**The task:** The line containing "import numpy as np" marks the end: extract everything from the first line of the data through that line, exactly, with no pictures.
(begin)
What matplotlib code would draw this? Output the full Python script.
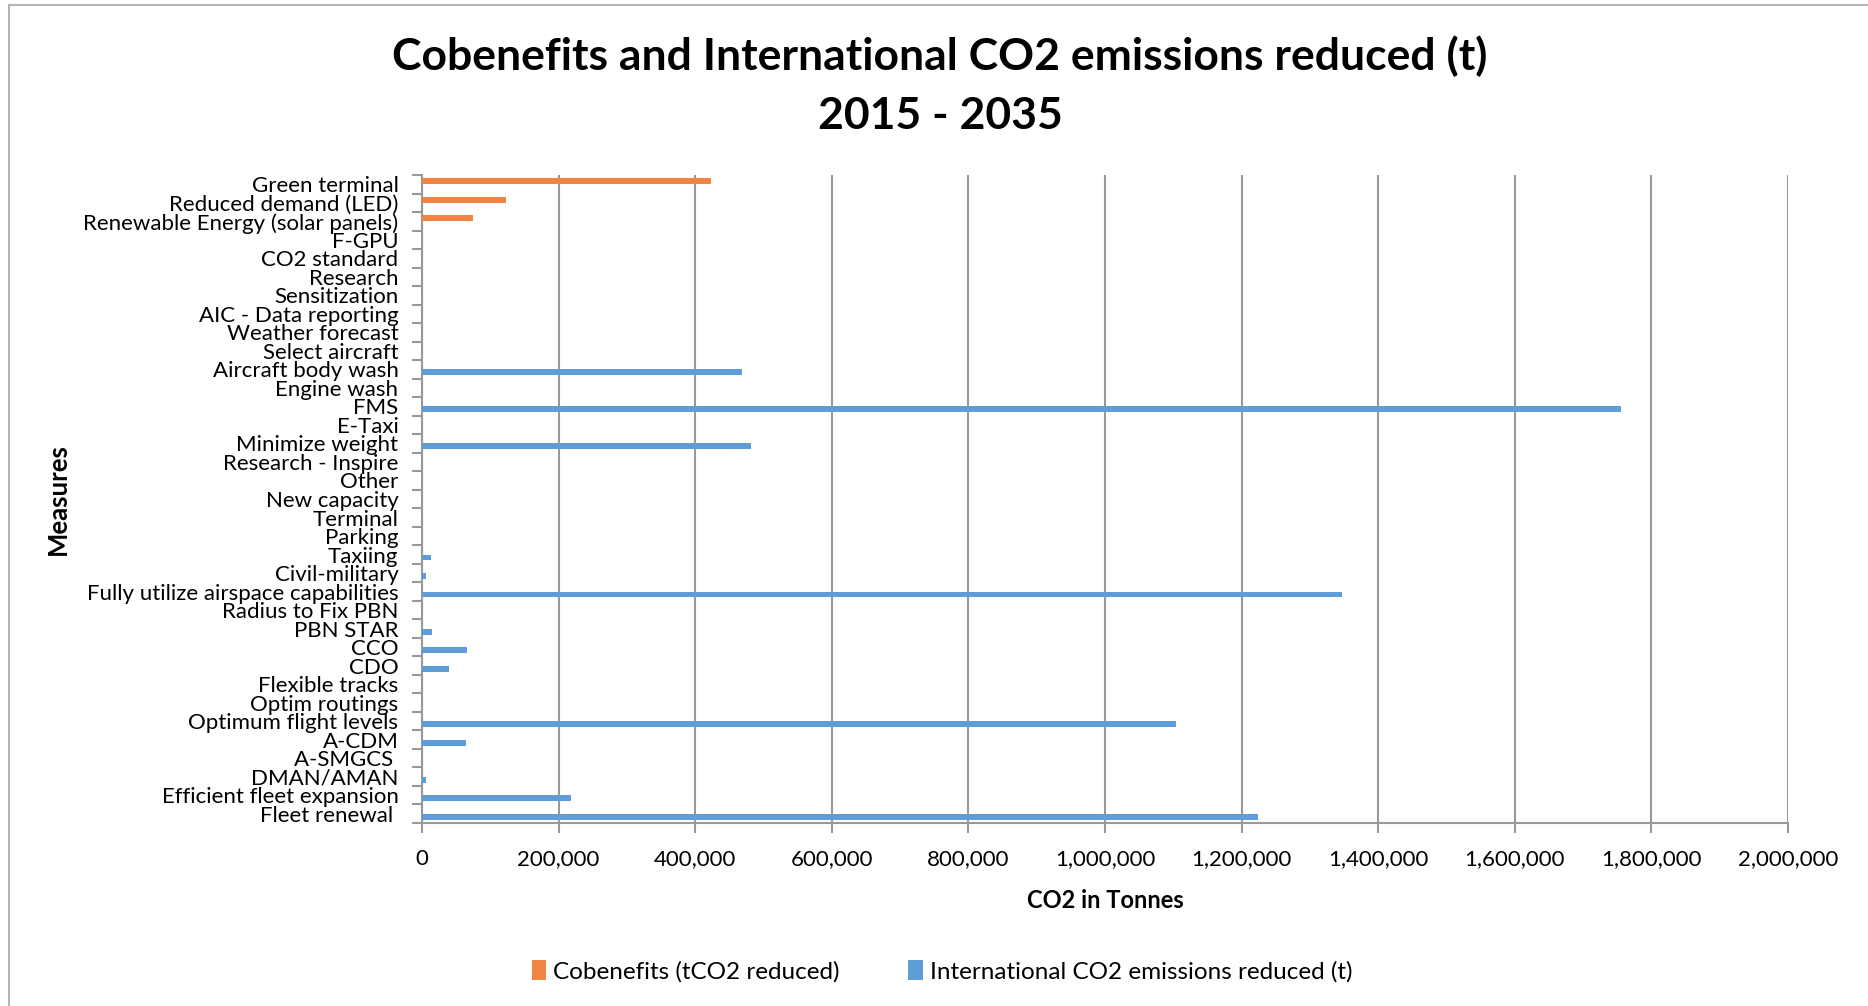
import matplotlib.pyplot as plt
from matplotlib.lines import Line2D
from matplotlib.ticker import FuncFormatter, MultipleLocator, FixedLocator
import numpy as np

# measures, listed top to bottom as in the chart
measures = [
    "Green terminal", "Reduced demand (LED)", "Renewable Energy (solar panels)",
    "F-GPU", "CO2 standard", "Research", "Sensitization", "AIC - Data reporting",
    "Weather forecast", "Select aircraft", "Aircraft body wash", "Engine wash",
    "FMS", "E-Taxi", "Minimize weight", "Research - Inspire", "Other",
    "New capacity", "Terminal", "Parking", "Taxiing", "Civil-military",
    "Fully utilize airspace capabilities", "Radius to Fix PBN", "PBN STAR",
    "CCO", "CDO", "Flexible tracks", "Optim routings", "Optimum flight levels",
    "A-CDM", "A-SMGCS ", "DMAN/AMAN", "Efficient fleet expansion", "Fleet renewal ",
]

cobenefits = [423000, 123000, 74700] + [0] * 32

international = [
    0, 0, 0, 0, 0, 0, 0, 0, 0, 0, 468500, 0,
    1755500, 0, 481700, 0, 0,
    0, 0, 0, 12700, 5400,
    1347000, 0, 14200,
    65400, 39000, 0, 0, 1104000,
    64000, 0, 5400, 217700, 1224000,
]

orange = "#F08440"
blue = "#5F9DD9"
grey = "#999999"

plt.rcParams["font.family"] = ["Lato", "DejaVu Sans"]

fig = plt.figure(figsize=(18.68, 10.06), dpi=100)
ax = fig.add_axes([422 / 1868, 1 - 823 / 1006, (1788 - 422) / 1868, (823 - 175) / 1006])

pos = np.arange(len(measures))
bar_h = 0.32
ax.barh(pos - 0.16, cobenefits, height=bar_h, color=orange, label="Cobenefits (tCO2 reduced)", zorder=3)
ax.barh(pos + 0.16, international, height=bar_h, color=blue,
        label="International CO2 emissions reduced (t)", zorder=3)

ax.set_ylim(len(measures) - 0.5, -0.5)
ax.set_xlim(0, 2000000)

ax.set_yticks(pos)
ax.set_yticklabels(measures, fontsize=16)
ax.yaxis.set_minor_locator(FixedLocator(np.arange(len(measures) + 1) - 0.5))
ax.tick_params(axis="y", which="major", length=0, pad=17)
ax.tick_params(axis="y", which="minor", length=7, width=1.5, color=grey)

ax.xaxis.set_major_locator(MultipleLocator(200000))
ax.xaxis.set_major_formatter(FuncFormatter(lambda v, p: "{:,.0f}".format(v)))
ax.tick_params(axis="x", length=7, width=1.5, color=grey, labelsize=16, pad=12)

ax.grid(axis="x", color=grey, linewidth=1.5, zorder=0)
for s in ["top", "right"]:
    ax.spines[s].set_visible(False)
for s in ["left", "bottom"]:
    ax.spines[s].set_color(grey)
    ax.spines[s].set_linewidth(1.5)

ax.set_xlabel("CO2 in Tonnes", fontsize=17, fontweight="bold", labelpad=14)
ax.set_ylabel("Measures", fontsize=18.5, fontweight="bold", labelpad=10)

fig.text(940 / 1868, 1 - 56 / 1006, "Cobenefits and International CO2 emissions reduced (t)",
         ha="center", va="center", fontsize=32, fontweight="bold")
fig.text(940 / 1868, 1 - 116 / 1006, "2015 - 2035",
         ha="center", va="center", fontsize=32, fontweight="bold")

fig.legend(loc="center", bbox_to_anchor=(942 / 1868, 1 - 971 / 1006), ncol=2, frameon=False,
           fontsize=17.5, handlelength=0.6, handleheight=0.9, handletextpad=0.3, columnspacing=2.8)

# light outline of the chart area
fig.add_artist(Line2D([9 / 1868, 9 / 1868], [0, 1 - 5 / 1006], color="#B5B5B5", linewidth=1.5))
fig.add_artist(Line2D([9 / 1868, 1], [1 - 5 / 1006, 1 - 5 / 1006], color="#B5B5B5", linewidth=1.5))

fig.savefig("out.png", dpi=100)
(end)
**Right answer:**
What matplotlib code would draw this? Output the full Python script.
import matplotlib.pyplot as plt
from matplotlib.lines import Line2D
from matplotlib.ticker import FuncFormatter, MultipleLocator, FixedLocator
import numpy as np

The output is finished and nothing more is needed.